**Available data:**
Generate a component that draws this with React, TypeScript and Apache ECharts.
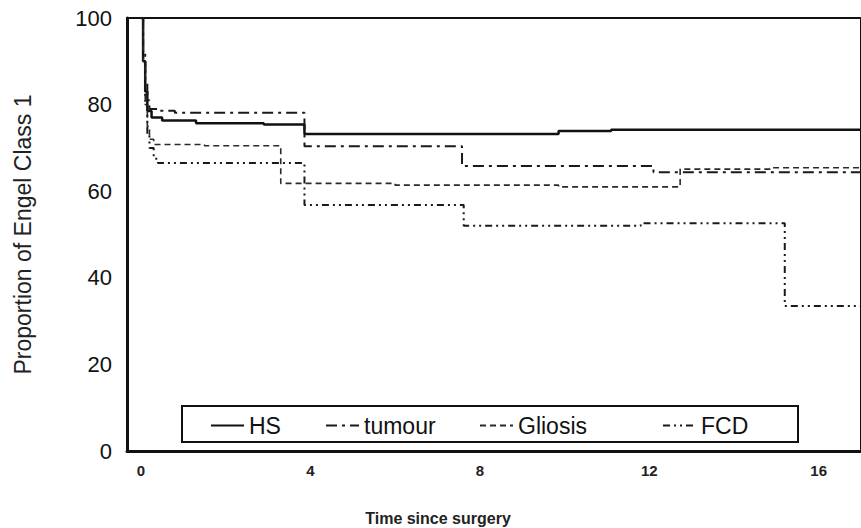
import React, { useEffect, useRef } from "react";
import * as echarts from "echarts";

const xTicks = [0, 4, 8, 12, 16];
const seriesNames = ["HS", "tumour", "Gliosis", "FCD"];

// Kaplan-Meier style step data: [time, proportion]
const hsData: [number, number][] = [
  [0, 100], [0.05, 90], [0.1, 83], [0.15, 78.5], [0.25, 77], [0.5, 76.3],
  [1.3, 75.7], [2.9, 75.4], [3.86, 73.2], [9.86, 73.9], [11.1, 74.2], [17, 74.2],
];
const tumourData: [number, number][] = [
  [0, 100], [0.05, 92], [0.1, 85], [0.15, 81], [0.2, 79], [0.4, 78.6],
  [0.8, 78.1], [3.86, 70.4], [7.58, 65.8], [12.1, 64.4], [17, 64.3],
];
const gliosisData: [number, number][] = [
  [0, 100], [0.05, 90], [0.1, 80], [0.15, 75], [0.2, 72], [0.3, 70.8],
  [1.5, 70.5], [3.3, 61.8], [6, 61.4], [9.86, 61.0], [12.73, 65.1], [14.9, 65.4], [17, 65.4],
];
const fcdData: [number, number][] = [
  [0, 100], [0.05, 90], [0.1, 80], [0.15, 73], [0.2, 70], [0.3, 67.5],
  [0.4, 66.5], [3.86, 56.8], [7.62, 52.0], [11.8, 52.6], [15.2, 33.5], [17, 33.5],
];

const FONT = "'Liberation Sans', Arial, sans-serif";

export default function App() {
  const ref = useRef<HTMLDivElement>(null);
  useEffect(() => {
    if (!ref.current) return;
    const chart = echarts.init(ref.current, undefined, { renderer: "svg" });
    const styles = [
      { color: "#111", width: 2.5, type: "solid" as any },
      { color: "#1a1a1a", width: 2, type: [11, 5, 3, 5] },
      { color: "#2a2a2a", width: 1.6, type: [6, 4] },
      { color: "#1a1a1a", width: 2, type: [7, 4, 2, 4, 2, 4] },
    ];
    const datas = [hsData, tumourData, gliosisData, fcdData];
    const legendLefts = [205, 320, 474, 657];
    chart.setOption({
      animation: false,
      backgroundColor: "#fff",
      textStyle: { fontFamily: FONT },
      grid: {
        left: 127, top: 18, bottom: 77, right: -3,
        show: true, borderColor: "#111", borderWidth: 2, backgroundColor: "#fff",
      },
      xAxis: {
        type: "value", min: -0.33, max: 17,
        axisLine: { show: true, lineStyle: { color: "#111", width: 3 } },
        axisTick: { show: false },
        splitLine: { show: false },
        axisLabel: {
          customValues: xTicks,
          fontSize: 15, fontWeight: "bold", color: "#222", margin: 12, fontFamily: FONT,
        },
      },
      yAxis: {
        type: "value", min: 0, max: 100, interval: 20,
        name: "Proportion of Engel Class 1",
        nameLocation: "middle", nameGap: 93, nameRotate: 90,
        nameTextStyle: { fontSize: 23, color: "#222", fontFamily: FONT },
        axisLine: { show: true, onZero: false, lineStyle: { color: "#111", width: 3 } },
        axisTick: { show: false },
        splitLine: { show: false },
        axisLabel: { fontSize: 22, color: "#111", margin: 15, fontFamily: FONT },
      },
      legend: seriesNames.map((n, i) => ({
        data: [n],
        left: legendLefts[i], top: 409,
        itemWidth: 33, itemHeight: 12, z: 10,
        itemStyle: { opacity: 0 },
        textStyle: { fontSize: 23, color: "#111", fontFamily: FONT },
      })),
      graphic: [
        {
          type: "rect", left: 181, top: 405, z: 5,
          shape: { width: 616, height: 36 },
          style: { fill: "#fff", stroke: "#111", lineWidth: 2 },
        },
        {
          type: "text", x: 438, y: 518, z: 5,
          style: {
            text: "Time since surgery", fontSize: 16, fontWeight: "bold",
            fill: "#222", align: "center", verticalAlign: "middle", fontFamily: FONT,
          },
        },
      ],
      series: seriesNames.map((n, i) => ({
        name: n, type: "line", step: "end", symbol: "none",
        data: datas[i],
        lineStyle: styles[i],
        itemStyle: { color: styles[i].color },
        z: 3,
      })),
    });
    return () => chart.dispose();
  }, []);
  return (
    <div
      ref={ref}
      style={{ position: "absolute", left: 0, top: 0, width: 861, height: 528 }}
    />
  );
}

**Short exercise:** Write out the material above again, word for word, minus its pictures.

**Result for this task:**
Generate a component that draws this with React, TypeScript and Apache ECharts.
import React, { useEffect, useRef } from "react";
import * as echarts from "echarts";

const xTicks = [0, 4, 8, 12, 16];
const seriesNames = ["HS", "tumour", "Gliosis", "FCD"];

// Kaplan-Meier style step data: [time, proportion]
const hsData: [number, number][] = [
  [0, 100], [0.05, 90], [0.1, 83], [0.15, 78.5], [0.25, 77], [0.5, 76.3],
  [1.3, 75.7], [2.9, 75.4], [3.86, 73.2], [9.86, 73.9], [11.1, 74.2], [17, 74.2],
];
const tumourData: [number, number][] = [
  [0, 100], [0.05, 92], [0.1, 85], [0.15, 81], [0.2, 79], [0.4, 78.6],
  [0.8, 78.1], [3.86, 70.4], [7.58, 65.8], [12.1, 64.4], [17, 64.3],
];
const gliosisData: [number, number][] = [
  [0, 100], [0.05, 90], [0.1, 80], [0.15, 75], [0.2, 72], [0.3, 70.8],
  [1.5, 70.5], [3.3, 61.8], [6, 61.4], [9.86, 61.0], [12.73, 65.1], [14.9, 65.4], [17, 65.4],
];
const fcdData: [number, number][] = [
  [0, 100], [0.05, 90], [0.1, 80], [0.15, 73], [0.2, 70], [0.3, 67.5],
  [0.4, 66.5], [3.86, 56.8], [7.62, 52.0], [11.8, 52.6], [15.2, 33.5], [17, 33.5],
];

const FONT = "'Liberation Sans', Arial, sans-serif";

export default function App() {
  const ref = useRef<HTMLDivElement>(null);
  useEffect(() => {
    if (!ref.current) return;
    const chart = echarts.init(ref.current, undefined, { renderer: "svg" });
    const styles = [
      { color: "#111", width: 2.5, type: "solid" as any },
      { color: "#1a1a1a", width: 2, type: [11, 5, 3, 5] },
      { color: "#2a2a2a", width: 1.6, type: [6, 4] },
      { color: "#1a1a1a", width: 2, type: [7, 4, 2, 4, 2, 4] },
    ];
    const datas = [hsData, tumourData, gliosisData, fcdData];
    const legendLefts = [205, 320, 474, 657];
    chart.setOption({
      animation: false,
      backgroundColor: "#fff",
      textStyle: { fontFamily: FONT },
      grid: {
        left: 127, top: 18, bottom: 77, right: -3,
        show: true, borderColor: "#111", borderWidth: 2, backgroundColor: "#fff",
      },
      xAxis: {
        type: "value", min: -0.33, max: 17,
        axisLine: { show: true, lineStyle: { color: "#111", width: 3 } },
        axisTick: { show: false },
        splitLine: { show: false },
        axisLabel: {
          customValues: xTicks,
          fontSize: 15, fontWeight: "bold", color: "#222", margin: 12, fontFamily: FONT,
        },
      },
      yAxis: {
        type: "value", min: 0, max: 100, interval: 20,
        name: "Proportion of Engel Class 1",
        nameLocation: "middle", nameGap: 93, nameRotate: 90,
        nameTextStyle: { fontSize: 23, color: "#222", fontFamily: FONT },
        axisLine: { show: true, onZero: false, lineStyle: { color: "#111", width: 3 } },
        axisTick: { show: false },
        splitLine: { show: false },
        axisLabel: { fontSize: 22, color: "#111", margin: 15, fontFamily: FONT },
      },
      legend: seriesNames.map((n, i) => ({
        data: [n],
        left: legendLefts[i], top: 409,
        itemWidth: 33, itemHeight: 12, z: 10,
        itemStyle: { opacity: 0 },
        textStyle: { fontSize: 23, color: "#111", fontFamily: FONT },
      })),
      graphic: [
        {
          type: "rect", left: 181, top: 405, z: 5,
          shape: { width: 616, height: 36 },
          style: { fill: "#fff", stroke: "#111", lineWidth: 2 },
        },
        {
          type: "text", x: 438, y: 518, z: 5,
          style: {
            text: "Time since surgery", fontSize: 16, fontWeight: "bold",
            fill: "#222", align: "center", verticalAlign: "middle", fontFamily: FONT,
          },
        },
      ],
      series: seriesNames.map((n, i) => ({
        name: n, type: "line", step: "end", symbol: "none",
        data: datas[i],
        lineStyle: styles[i],
        itemStyle: { color: styles[i].color },
        z: 3,
      })),
    });
    return () => chart.dispose();
  }, []);
  return (
    <div
      ref={ref}
      style={{ position: "absolute", left: 0, top: 0, width: 861, height: 528 }}
    />
  );
}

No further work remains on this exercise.